To be brutally honest, Tron never connected with me. Having seen it theatrically in 1982 and occasionally on DVD in the following years, the original has always remained an impressive looking movie, but emotionally cold and at times, plodding. Nearly thirty years later, the sequel, Tron: Legacy, continues the story with even more incredible visual effects, though ultimately to the same end result.
Sam Flynn (Garrett Hedlund) is the rebellious son of the long-disappeared game programmer Kevin Flynn (reprised by Jeff Bridges). When Kevin’s old friend Alan (Bruce Boxleitner) sends Sam to investigate a mysterious pager message, Sam discovers his father’s secret hard drive, is shot with a laser beam, and sucked into The Grid.
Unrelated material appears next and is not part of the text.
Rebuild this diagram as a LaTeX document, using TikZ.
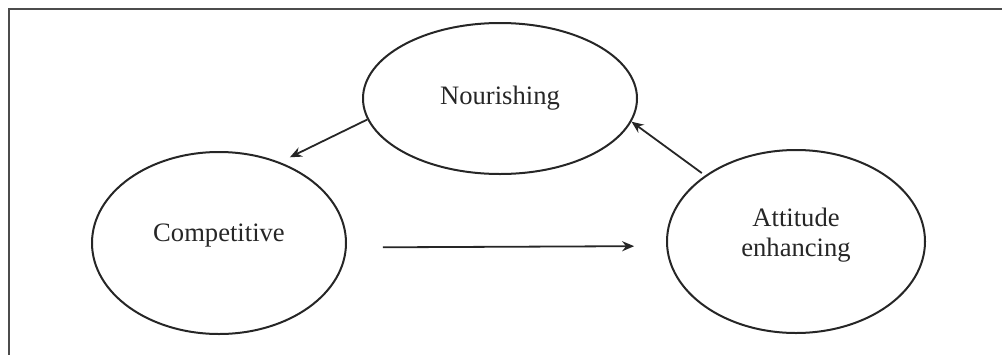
\documentclass[tikz,border=0pt]{standalone}
\usepackage{fontspec}
\setmainfont{Liberation Serif}
\usetikzlibrary{arrows.meta,
                shapes.geometric
                }

\tikzset{
    oval/.style={ellipse, draw=black!85, line width=1pt, inner sep=0pt,
                 text=black!85, align=center,
                 font=\fontsize{13.3}{15}\selectfont},
    pfeil/.style={-{Stealth[length=6pt,width=5pt]}, draw=black!85,
                  line width=0.9pt}
}

\begin{document}
\begin{tikzpicture}[x=0.5pt,y=-0.5pt]
    \useasboundingbox (0,0) rectangle (1002,354);

    % Rahmen
    \begin{scope}
        \clip (0,0) rectangle (1002,354);
        \draw[black!70, line width=1.3pt] (9,400) -- (9,9) -- (1050,9);
    \end{scope}

    % Zeichne die drei Ellipsen
    \node[oval, minimum width=137pt, minimum height=75.5pt] (nour) at (500,98.5) {Nourishing};
    \node[oval, minimum width=127pt, minimum height=91pt, text depth=10pt] (comp) at (219,243) {Competitive};
    \node[oval, minimum width=129pt, minimum height=91.5pt, text height=18pt] (att) at (796,241.5) {Attitude\\enhancing};

    % Zeichne Pfeile
    \draw[pfeil, shorten >=5.5pt] (nour.189) -- (comp.53);
    \draw[pfeil, shorten <=18pt, shorten >=16pt] (comp.-2) -- (att.182);
    \draw[pfeil, shorten <=2pt] (att.144) -- (nour.-10);
\end{tikzpicture}
\end{document}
There, he must rescue his father and escape the virtual world through a portal, while avoiding a rogue program named Clu — a younger, digitized Bridges — determined to find Kevin and steal his “identity disc” so that it/he may use the information to escape into the real world (and presumably wreak havoc… somehow). This doesn’t seem particularly threatening, but like other logistic problems of this simple plot, it is best to not to think hard about the details.
Amusingly, the opening real world sequences are presented in flat 2D, until Sam enters the computer world that bursts to tactile life in the third dimension. The updated production design and game scenes, which involve an elaborate discus playoff, a fast-paced lightcycle race, and an aerial chase in flying apparatuses break free from typical two dimensional video game environments. These scenes are zippy, fun and entertaining. The digitized Clu still doesn’t resemble an actual human being, but works well enough in the context of being a lifelike program. The rousing score by Daft Punk perfectly encapsulates the digital world with its thumping beats, resembling a dance remix of Vangelis’ Blade Runner soundtrack.
But between these moments remains a lot of awkward exposition. Characters spend minutes on end explaining how the world they inhabit came to be, describing apocalyptic system purges, isomorphic programs and more technical jargon that slows the pacing considerably. As a non-expert in the Tron world, these bits are tough to follow while many of the computer program characters (like Olivia Wilde‘s Quorra) and their digital plights are difficult to relate to emotionally.
Perhaps attempting to combat this problem, Bridges presents a new take on his Flynn character, infusing him with hippie shaman characteristics. His tendency to throw in a relaxed “Hey man” now and again and use a jazz analogy to describe his programming in between the techno babble is worthy of a few chuckles. Pot inside the mainframe must be even more powerful than in the real world. Michael Sheen also camps it up in the game world as Zuse, breathing a bit of bizarre life into the icy surroundings.
It truly is difficult to say whether the incredible, one-of-a-kind visuals of Tron: Legacy make up for the most perfunctory and bland of plots. Ultimately, fans of the original film who have been eagerly anticipating the three year build up will at least enjoy what they see. The rest all depends on how nostalgic you might feel about the original. Obviously, Tron was never an important film in my childhood. Guess I’ll have to hold out for an updated, special effects laden follow-up to The Last Starfighter – that’s a sequel that I could get enthusiastic about.